短期的には中国政府の完勝でも「終わりではない」香港デモ 立教大学准教授・倉田徹
「We will be back」のスローガン
しかし、事態はそう単純でもなさそうです。一つの妥協もしなかったことは政府の完全勝利にも見えますが、実際は政府が何一つ学生側の不満に対して回答できていないとも言えます。民主化問題のみならず、大陸への香港市民の感情的反発、香港内部の若者の将来不安など、デモを拡大させた背景要因とされる問題の解決の糸口すら、政府は示すことができていません。 こうした情勢の中、香港政府は年明けにも北京の許す範囲での行政長官普通選挙、即ち事実上候補者を事前に北京よりの者だけに限定した2017年実施予定の普通選挙の方法案を作成して、法律改正を行うための諮問を開始し、来年上半期中に立法会に法案を提出して採決を目指します。 当然ながら、このような「ニセ普通選挙」を批判してきた学生や民主派は、これを黙って見ているとは考えられません。強制排除の直前に、占拠された地域で「We will be back」とのスローガンが至る所に見られたことが示すように、選挙方法の検討が続く間、再度学生や市民が街頭に繰り出し、大規模なデモや衝突が発生する危険は残り続けます。
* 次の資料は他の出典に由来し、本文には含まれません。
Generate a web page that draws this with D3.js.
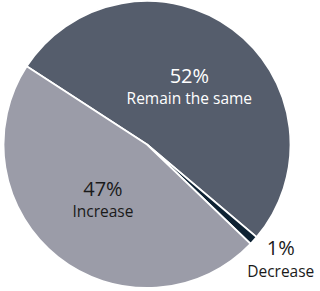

警察は、早ければクリスマスイブや大晦日などで人が集まると、大規模なデモが自然発生するかもしれないと警戒しており、名物の年越しカウントダウンイベントを中止にした商業施設もあります。
香港デモの歴史的意義は?
中央政府は今回の占拠を受けて対策の重要性を再認識し、当面の間は若者の社会的・経済的な上昇の機会を増やすことと、教育を通じて愛国心を育てることによって、民主化要求を緩和させようと考えていると最近ではよく報じられます。しかし、2003年以来実施してきた、経済で香港市民の人心を買う中央政府の政策がうまく行かず、2012年には愛国教育を導入しようとして大反発を受けたことが、今回のデモの伏線となっていることは周知の事実であり、同じ方向性の政策を続けていくことが問題解決につながるとは到底見込めません。